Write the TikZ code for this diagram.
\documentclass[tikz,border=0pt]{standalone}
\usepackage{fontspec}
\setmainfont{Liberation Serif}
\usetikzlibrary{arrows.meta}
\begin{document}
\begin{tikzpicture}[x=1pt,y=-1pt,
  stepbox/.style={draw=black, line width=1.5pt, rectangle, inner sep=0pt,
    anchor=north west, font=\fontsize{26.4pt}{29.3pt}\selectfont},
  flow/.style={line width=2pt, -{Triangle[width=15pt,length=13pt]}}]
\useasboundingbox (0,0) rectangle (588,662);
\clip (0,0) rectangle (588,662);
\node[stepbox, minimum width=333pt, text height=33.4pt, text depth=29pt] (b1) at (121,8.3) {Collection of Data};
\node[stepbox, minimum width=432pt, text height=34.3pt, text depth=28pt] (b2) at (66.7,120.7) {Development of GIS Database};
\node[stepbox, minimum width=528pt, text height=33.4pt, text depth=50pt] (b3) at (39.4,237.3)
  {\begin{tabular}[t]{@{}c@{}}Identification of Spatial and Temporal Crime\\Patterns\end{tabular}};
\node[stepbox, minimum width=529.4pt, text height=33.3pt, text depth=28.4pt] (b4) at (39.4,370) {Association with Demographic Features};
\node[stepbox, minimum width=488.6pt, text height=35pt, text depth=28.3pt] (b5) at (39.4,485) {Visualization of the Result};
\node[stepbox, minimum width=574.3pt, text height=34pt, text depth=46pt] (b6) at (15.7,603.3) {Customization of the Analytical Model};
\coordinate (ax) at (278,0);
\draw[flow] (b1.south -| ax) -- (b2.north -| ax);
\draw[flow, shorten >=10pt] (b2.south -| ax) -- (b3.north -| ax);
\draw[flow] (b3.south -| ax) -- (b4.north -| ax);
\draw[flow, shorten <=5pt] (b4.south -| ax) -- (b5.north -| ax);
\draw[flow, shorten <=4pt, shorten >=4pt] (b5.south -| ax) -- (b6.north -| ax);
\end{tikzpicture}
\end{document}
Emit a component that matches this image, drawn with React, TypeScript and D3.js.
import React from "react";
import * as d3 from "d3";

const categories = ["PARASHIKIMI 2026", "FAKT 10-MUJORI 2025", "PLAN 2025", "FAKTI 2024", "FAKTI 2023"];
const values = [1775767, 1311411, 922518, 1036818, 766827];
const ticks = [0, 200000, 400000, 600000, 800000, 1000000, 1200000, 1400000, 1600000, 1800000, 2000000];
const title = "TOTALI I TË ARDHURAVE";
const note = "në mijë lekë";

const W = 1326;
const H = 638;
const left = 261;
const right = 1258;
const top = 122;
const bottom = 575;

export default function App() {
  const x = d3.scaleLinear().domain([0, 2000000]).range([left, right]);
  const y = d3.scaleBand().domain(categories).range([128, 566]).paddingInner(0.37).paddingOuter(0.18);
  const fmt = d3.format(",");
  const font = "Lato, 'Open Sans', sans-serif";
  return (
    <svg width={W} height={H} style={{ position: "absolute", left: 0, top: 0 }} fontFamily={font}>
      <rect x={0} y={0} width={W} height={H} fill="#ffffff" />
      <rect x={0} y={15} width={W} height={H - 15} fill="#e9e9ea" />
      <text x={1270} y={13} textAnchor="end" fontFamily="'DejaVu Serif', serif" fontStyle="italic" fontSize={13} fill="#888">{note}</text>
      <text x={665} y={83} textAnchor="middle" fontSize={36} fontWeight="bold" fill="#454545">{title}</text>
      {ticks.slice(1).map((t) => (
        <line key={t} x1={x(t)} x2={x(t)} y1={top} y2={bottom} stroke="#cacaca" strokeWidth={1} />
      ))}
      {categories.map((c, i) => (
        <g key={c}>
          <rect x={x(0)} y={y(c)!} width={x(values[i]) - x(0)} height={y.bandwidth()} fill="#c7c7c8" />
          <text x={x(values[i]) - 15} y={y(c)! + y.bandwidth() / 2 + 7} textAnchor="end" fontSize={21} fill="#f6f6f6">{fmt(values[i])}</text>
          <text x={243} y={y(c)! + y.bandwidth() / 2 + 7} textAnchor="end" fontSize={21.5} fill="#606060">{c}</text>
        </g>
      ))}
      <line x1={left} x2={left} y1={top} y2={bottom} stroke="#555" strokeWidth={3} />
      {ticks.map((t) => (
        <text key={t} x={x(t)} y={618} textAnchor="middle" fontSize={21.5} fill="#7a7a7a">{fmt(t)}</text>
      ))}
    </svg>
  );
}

▶ **Directive**
Only the lines from the one with "Emit a component" up to the one with "const bottom = 575;" should be repeated, both included, exactly as they appear.

▶ **Solution to the exercise**
Emit a component that matches this image, drawn with React, TypeScript and D3.js.
import React from "react";
import * as d3 from "d3";

const categories = ["PARASHIKIMI 2026", "FAKT 10-MUJORI 2025", "PLAN 2025", "FAKTI 2024", "FAKTI 2023"];
const values = [1775767, 1311411, 922518, 1036818, 766827];
const ticks = [0, 200000, 400000, 600000, 800000, 1000000, 1200000, 1400000, 1600000, 1800000, 2000000];
const title = "TOTALI I TË ARDHURAVE";
const note = "në mijë lekë";

const W = 1326;
const H = 638;
const left = 261;
const right = 1258;
const top = 122;
const bottom = 575;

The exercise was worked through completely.